Monotonicity constraints are almost always safe (the CDF is inherently monotonic) \(\rightarrow\) recommended as a default.

Highlights & Insights¶

"Bayesian probability is not in conflict with being distribution-free"—this epistemological insight is the most profound contribution of this paper.

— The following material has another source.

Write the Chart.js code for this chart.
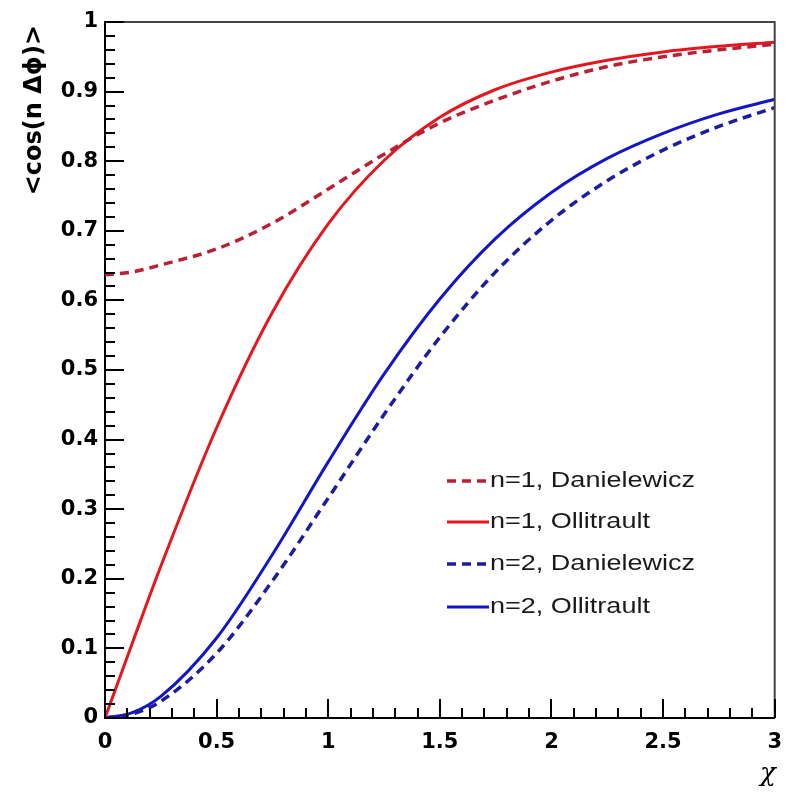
<!DOCTYPE html>
<html>
<head>
<meta charset="utf-8">
<script src="https://cdn.jsdelivr.net/npm/chart.js@4"></script>
<style>
  html, body { margin: 0; padding: 0; background: #ffffff; }
  #c { display: block; }
</style>
</head>
<body>
<canvas id="c" width="794" height="795"></canvas>
<script>
// ---- data ----
const chi = [0, 0.125, 0.25, 0.5, 0.75, 1, 1.25, 1.5, 1.75, 2, 2.25, 2.5, 2.75, 3];
const n1Danielewicz = [0.637, 0.641, 0.651, 0.674, 0.711, 0.760, 0.810, 0.855, 0.888, 0.915, 0.936, 0.950, 0.960, 0.968];
const n1Ollitrault  = [0, 0.110, 0.218, 0.417, 0.583, 0.710, 0.801, 0.863, 0.903, 0.928, 0.945, 0.957, 0.965, 0.971];
const n2Danielewicz = [0, 0.006, 0.024, 0.093, 0.197, 0.316, 0.436, 0.547, 0.641, 0.715, 0.772, 0.816, 0.850, 0.877];
const n2Ollitrault  = [0, 0.008, 0.031, 0.115, 0.235, 0.368, 0.494, 0.602, 0.689, 0.755, 0.804, 0.840, 0.868, 0.889];
const seriesLabels = ['n=1, Danielewicz', 'n=1, Ollitrault', 'n=2, Danielewicz', 'n=2, Ollitrault'];
const xTickLabels = ['0', '0.5', '1', '1.5', '2', '2.5', '3'];
const yTickLabels = ['0', '0.1', '0.2', '0.3', '0.4', '0.5', '0.6', '0.7', '0.8', '0.9', '1'];
const xTitle = 'χ';
const yTitle = '<cos(n Δϕ)>';

const toPts = (ys) => chi.map((x, i) => ({ x: x, y: ys[i] }));

const RED = '#e6161e', RED_D = '#bb1f33', BLUE = '#1515c8', BLUE_D = '#1c1c9e';

const datasets = [
  { label: seriesLabels[0], data: toPts(n1Danielewicz), borderColor: RED_D, borderWidth: 3.5, borderDash: [9, 6] },
  { label: seriesLabels[1], data: toPts(n1Ollitrault),  borderColor: RED,   borderWidth: 3 },
  { label: seriesLabels[2], data: toPts(n2Danielewicz), borderColor: BLUE_D, borderWidth: 3.5, borderDash: [9, 6] },
  { label: seriesLabels[3], data: toPts(n2Ollitrault),  borderColor: BLUE,   borderWidth: 3 }
].map(d => Object.assign({ pointRadius: 0, fill: false, cubicInterpolationMode: 'monotone' }, d));

const framePlugin = {
  id: 'rootFrame',
  afterDraw(chart) {
    const ctx = chart.ctx, a = chart.chartArea;
    const xs = chart.scales.x, ys = chart.scales.y;
    ctx.save();
    // top/right frame
    ctx.strokeStyle = '#444';
    ctx.lineWidth = 2;
    ctx.beginPath();
    ctx.moveTo(a.left, a.top); ctx.lineTo(a.right, a.top); ctx.lineTo(a.right, a.bottom);
    ctx.stroke();
    // inward ticks
    ctx.strokeStyle = '#000';
    ctx.lineWidth = 2;
    ctx.beginPath();
    for (let k = 0; k <= 50; k++) {
      const v = k * 0.02;
      const p = Math.round(ys.getPixelForValue(v));
      const len = (k % 5 === 0) ? 19 : 10;
      ctx.moveTo(a.left, p); ctx.lineTo(a.left + len, p);
    }
    for (let k = 0; k <= 30; k++) {
      const v = k * 0.1;
      const p = Math.round(xs.getPixelForValue(v));
      const len = (k % 5 === 0) ? 19 : 10;
      ctx.moveTo(p, a.bottom); ctx.lineTo(p, a.bottom - len);
    }
    ctx.stroke();

    // legend
    const rowsY = [481, 522, 564, 607];
    ctx.font = '22px "Liberation Sans", Arial, sans-serif';
    const sx = 205 / ctx.measureText(seriesLabels[0]).width;
    chart.data.datasets.forEach((ds, i) => {
      const y = rowsY[i];
      ctx.save();
      ctx.strokeStyle = ds.borderColor;
      ctx.lineWidth = ds.borderWidth;
      ctx.setLineDash(ds.borderDash || []);
      ctx.beginPath();
      ctx.moveTo(447, y); ctx.lineTo(489, y);
      ctx.stroke();
      ctx.restore();
      ctx.save();
      ctx.fillStyle = '#1a1a1a';
      ctx.textBaseline = 'middle';
      ctx.translate(490, y);
      ctx.scale(sx, 1);
      ctx.fillText(ds.label, 0, 0);
      ctx.restore();
    });

    // axis titles
    ctx.save();
    ctx.fillStyle = '#000';
    ctx.font = 'bold 24px "DejaVu Sans", sans-serif';
    ctx.translate(35, 25);
    ctx.rotate(-Math.PI / 2);
    ctx.textAlign = 'right';
    ctx.textBaseline = 'middle';
    ctx.fillText(yTitle, 0, 0);
    ctx.restore();

    ctx.save();
    ctx.fillStyle = '#000';
    ctx.font = 'italic 26px "DejaVu Serif", serif';
    ctx.textAlign = 'center';
    ctx.textBaseline = 'middle';
    ctx.fillText(xTitle, 768, 774);
    ctx.restore();
    ctx.restore();
  }
};

new Chart(document.getElementById('c'), {
  type: 'line',
  data: { datasets: datasets },
  options: {
    responsive: false,
    animation: false,
    events: [],
    layout: { padding: { left: 0, top: 22, right: 16, bottom: 0 } },
    plugins: { legend: { display: false }, tooltip: { enabled: false } },
    scales: {
      x: {
        type: 'linear', min: 0, max: 3,
        afterFit: (s) => { s.height = 77; },
        grid: { display: false, drawTicks: false },
        border: { display: true, color: '#000', width: 2 },
        ticks: {
          stepSize: 0.5, padding: 12, color: '#000',
          font: { family: '"DejaVu Sans", sans-serif', size: 21, weight: 'bold' },
          maxRotation: 0, autoSkip: false,
          callback: (v) => { const i = Math.round(v / 0.5); return Math.abs(v - i * 0.5) < 1e-6 ? xTickLabels[i] : ''; }
        }
      },
      y: {
        type: 'linear', min: 0, max: 1,
        afterFit: (s) => { s.width = 105; },
        grid: { display: false, drawTicks: false },
        border: { display: true, color: '#000', width: 2 },
        ticks: {
          stepSize: 0.1, padding: 7, color: '#000',
          font: { family: '"DejaVu Sans", sans-serif', size: 21, weight: 'bold' },
          autoSkip: false,
          callback: (v) => { const i = Math.round(v / 0.1); return Math.abs(v - i * 0.1) < 1e-6 ? yTickLabels[i] : ''; }
        }
      }
    }
  },
  plugins: [framePlugin]
});
</script>
</body>
</html>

A Bayesian prior is an assumption about "the shape of \(F\)", not "the data distribution".
Standard conformal prediction is recovered as a special case of Bayesian quadrature—a unified perspective that eliminates the artificial divide between the two schools of thought.
The posterior distribution of quantiles is a highly practical new tool—upgrading from "whether 95% coverage is achieved" to "the 90% interval of coverage is [93%, 97%]".
The intersection of Probabilistic Numerics and uncertainty quantification is a novel and promising research direction.
For practitioners deploying safety-critical ML systems, posterior quantiles offer more responsible guarantees than point-estimate quantiles.

Limitations & Future Work¶

GP computational complexity \(O(n^3)\) is impractical for large calibration sets—requiring sparse/approximate GPs.
Choosing prior kernel functions requires domain knowledge.
Extensions to non-exchangeable data (such as time series) require conditional Bayesian quadrature.
Integration with active/online conformal prediction (adaptive conformal) remains unexplored.
Bayesian quadrature in multivariate/high-dimensional settings is more challenging.

vs Standard Conformal Prediction: An upgrade from frequentist point estimation to Bayesian posterior distribution, equivalent when no prior is used.
vs Bayesian approaches to conformal: Previous Bayesian conformal methods typically modify the predictor, whereas this paper keeps the predictor as a black box and only modifies the calibration step.
vs Probabilistic Numerics: A new direction applying probabilistic numerical quadrature to statistical inference.
Insight: Frequentist methods can often be re-understood and naturally extended within a Bayesian framework—incorporating prior knowledge is merely optional rather than mandatory.

Rating¶

Novelty: ⭐⭐⭐⭐⭐ Unifying conformal prediction into the Bayesian quadrature framework is a profound theoretical contribution.
Experimental Thoroughness: ⭐⭐⭐⭐ Synthetic + real-world data, comparing multiple priors.
Writing Quality: ⭐⭐⭐⭐⭐ Elegant theory and highly intuitive.
Value: ⭐⭐⭐⭐⭐ Has a foundational impact on uncertainty quantification methodologies.